By being the first to tell her own story, she took the power away from her critics. This is a vital lesson in crisis management and brand storytelling. If you don't define your brand, your competitors and the media will do it for you. Swift’s "Reputation" era was a masterclass in reclaiming the narrative. She didn't apologize for the controversy; she commodified it.
This transparency creates a "parasocial" bond that is incredibly difficult to break. Fans feel they have grown up with her. They feel they know her. In a world of AI-generated content and deepfakes, authenticity is the only currency that can't be inflated. Swift’s brand feels "real" even when it is operating at a scale that is entirely artificial.
The Transferable Principle: The Unloseable Brand
The lesson for the marketer in 2026 is not to try and become a pop star. The lesson is to stop thinking like a vendor and start thinking like a world-builder. Whether you are selling SaaS software, artisanal coffee, or consulting services, the principles remain the same. You must own your assets. You must define your Era.
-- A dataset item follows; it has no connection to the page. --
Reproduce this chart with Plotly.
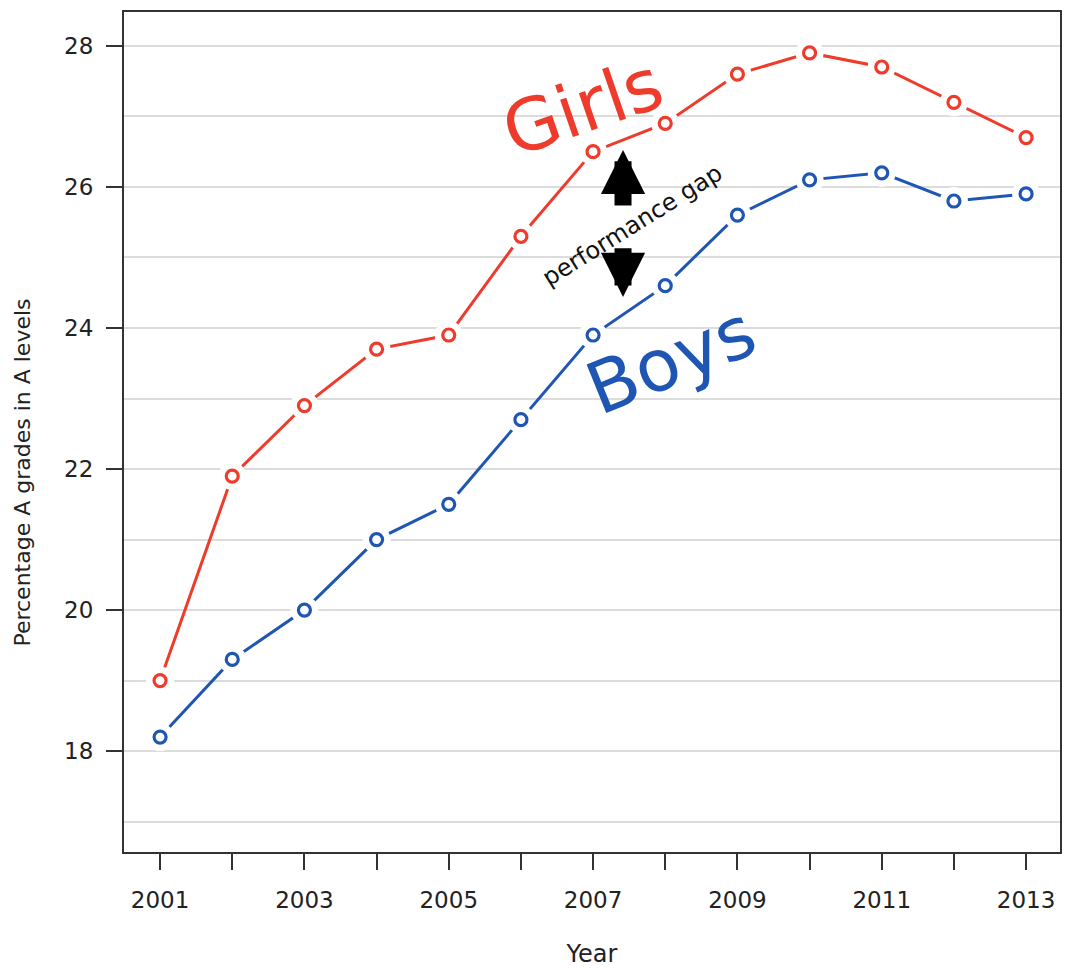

You must give your audience a way to identify with each other through your brand.
The most successful businesses of the next decade will not be those with the best features or the lowest prices. They will be the ones that make their customers feel like they are part of something larger than a transaction. They will be the ones that understand that a brand is not a logo; it is a story that the customer wants to be a character in.
Build the community first. Protect your intellectual property with a ferocity that borders on the obsessive. Never be afraid to reinvent yourself if it means staying true to the narrative. Taylor Swift didn't win because she was the best singer in the world. She won because she was the best strategist in the room. The music was just the beginning.
The forward signal is clear: the era of the "passive consumer" is over. We are now in the age of the "active participant." If your brand doesn't offer a world to inhabit, your customers will find someone else who does. The choice is simple: be a product on a shelf, or be the world they never want to leave.